Pardeep Grewal, consultant psychiatrist, Barnet, Enfield and Haringey Mental Health NHS Trust

The inverse care law is one we should all know about.  It was devised in 1971 by Dr Julian Tudor Hart in a paper for The Lancet.  He describes the perverse relationship between the need for health care and its actual utilisation.  Put simply, those who most need treatment are least likely to receive it.  Conversely, those with least need of health care tend to use services more (and more effectively).  It remains one of the reasons why people with mental health problems struggle to access physical healthcare. I’ve seen countess examples as a psychiatrist: an autistic man in his 40s unable to access cardiology because of his health anxiety symptoms; a suicidal woman with personality disorder languishing in the emergency department; a psychotic teenager too disorganised to collect his diabetes medication.

These days I lead a busy substance misuse service in London. I am proud of the easy and fair access to treatment we provide. But what about access to services around us? Many of my patients find this challenging, especially if depressed or psychotic. The best example I can find is access to treatment for hepatitis C.  Around 32% of our patients are positive but only 5% access treatment.  The new generation of antiviral medications are lost on them.  Reasons for poor uptake are, of course, complex.   Poor venous access in people who inject drugs often makes phlebotomy a painful failure. It is difficult for patients to navigate a system that requires GP referral.  The transient or chaotic nature of some patients’ lives means keeping appointments is challenging; even when received, those brown envelopes are rarely opened.

Last year I came across an Italian man in his 30s who suffers from PTSD and was using heroin.  He was positive for hepatitis B and C.  He looked physically unwell, with early signs of liver cirrhosis. Language was a barrier and he was not ‘in-the-know’ enough to navigate a GP referral to hepatology. Mental illness made him disorganised and unreliable.  My frustration with his situation energised us to seek a partnership approach with direct access to treatment.  With an equally forward-thinking hepatology service we developed an ‘in-house’ treatment service for people with hepatitis C.
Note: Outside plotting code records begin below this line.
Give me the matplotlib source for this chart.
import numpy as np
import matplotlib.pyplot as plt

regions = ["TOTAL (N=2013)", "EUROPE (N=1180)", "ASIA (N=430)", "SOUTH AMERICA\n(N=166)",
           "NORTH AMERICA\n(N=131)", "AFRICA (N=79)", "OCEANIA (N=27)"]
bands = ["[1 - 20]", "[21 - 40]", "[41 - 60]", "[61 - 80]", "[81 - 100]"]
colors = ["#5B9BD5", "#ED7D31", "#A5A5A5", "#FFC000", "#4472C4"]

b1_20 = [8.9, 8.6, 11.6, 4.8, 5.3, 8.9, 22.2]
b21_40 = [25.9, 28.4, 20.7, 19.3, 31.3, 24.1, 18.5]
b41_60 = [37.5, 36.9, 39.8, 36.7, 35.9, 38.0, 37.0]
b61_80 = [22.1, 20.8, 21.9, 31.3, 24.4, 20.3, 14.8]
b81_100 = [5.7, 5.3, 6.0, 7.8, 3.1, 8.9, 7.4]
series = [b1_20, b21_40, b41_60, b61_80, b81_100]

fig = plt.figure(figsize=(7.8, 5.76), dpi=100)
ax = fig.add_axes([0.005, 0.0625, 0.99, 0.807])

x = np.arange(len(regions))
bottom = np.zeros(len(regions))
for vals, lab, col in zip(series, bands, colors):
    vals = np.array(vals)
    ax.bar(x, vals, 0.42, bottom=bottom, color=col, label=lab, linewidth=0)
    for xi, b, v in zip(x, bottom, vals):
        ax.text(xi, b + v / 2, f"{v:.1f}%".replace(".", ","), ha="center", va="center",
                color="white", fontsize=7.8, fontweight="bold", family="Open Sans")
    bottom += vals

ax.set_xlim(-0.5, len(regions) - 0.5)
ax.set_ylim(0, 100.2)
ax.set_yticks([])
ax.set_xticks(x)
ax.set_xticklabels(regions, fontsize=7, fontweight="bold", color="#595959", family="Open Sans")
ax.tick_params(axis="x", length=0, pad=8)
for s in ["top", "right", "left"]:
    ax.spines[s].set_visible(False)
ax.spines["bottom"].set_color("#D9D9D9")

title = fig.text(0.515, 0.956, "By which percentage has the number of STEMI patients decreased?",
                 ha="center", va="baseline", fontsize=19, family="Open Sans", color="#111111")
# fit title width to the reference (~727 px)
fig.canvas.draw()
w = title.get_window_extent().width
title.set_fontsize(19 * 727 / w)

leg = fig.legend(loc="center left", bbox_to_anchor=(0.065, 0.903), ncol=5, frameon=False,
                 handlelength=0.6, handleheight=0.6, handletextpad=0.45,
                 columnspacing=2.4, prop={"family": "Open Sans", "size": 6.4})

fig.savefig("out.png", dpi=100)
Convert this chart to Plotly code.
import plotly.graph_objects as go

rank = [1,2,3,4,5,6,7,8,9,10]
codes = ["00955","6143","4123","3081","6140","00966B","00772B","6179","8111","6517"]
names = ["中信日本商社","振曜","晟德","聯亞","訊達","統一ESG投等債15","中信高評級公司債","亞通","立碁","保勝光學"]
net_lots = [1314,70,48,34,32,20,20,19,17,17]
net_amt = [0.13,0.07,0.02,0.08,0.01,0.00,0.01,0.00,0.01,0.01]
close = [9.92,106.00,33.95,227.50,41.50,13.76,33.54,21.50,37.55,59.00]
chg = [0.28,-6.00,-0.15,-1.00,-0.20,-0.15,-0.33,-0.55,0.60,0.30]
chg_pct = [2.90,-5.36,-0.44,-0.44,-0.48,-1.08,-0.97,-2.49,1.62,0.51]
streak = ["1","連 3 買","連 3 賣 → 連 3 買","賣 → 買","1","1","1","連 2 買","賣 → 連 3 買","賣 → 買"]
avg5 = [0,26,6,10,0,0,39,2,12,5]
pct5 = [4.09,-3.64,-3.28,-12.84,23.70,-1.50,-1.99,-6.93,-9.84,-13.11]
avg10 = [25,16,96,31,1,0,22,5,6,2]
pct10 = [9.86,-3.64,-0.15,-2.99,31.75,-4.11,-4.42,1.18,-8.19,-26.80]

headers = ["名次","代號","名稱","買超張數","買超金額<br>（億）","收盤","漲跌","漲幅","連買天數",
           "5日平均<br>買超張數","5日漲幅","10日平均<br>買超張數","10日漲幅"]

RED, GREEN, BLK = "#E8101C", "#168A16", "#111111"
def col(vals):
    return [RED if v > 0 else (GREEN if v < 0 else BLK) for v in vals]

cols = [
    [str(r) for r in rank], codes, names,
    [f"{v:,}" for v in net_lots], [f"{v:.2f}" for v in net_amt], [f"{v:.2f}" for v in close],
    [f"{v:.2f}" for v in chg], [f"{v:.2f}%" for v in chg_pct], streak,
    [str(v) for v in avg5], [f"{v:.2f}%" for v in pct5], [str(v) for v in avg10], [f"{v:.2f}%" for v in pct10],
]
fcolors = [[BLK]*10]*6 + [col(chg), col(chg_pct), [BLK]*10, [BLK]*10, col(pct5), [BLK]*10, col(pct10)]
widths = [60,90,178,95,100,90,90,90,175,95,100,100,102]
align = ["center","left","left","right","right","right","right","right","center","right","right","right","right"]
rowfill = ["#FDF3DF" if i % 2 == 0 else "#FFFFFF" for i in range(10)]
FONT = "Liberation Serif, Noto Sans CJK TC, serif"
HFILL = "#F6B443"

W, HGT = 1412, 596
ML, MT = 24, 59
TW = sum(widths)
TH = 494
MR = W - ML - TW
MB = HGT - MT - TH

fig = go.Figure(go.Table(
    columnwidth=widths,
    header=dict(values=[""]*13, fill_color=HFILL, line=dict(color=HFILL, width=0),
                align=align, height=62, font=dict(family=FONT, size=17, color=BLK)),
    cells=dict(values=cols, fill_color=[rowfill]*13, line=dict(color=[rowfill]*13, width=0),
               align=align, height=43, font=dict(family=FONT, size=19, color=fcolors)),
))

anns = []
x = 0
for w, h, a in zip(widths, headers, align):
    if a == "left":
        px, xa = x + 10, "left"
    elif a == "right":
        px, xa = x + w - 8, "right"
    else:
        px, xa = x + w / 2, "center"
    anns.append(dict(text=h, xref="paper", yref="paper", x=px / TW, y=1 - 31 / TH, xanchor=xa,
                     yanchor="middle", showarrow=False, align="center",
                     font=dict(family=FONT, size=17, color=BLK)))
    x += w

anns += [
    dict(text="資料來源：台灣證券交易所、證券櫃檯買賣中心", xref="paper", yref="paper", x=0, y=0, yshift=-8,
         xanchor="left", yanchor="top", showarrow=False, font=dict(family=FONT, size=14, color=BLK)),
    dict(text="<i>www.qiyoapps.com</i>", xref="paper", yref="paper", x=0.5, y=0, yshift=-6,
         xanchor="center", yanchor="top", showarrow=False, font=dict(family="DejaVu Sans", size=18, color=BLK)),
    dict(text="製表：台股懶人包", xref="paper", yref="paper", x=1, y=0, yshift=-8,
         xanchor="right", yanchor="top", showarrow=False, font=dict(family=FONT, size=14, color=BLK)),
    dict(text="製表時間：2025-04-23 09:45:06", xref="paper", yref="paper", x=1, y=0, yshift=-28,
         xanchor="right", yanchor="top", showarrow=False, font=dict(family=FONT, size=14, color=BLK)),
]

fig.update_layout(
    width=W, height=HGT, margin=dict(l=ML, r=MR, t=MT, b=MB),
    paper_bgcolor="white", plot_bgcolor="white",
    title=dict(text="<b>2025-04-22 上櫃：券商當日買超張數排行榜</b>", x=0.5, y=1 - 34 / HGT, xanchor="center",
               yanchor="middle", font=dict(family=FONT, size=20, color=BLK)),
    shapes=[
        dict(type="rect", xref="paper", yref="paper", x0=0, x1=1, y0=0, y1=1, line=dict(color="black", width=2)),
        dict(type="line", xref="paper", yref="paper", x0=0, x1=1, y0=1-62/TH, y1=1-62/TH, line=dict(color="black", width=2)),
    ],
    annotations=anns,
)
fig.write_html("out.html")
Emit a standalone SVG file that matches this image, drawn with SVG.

Now, every patient is routinely screened via dry blood spot testing.  The hepatology clinic sees the positive cases, takes ‘wet’ blood with expertise, completes fibroscans and begins treatment. RMNs and RGNs work together around a unified aim of eradicating hepatitis C. Patients are not sent letters; they are sent text messages instead.  GPs do not need to be involved, medications are dispensed on-site and patients are cured.  Society benefits. Suddenly, those previously least able to access healthcare can do just that.

In the original Lancet paper Dr Hart argues the inverse care law operates more completely where medical care is most exposed to market forces, and less so where such exposure is reduced.  Almost half a century later I can see the NHS internal market doing just this, and across many disciplines. In 2006 Dr Hart was awarded the inaugural Discovery Prize by the Royal College of General Practitioners as someone who “has captured the imagination of generations of GPs.” In my opinion it is not only GPs’ imaginations that should be captured, but all of us working in healthcare.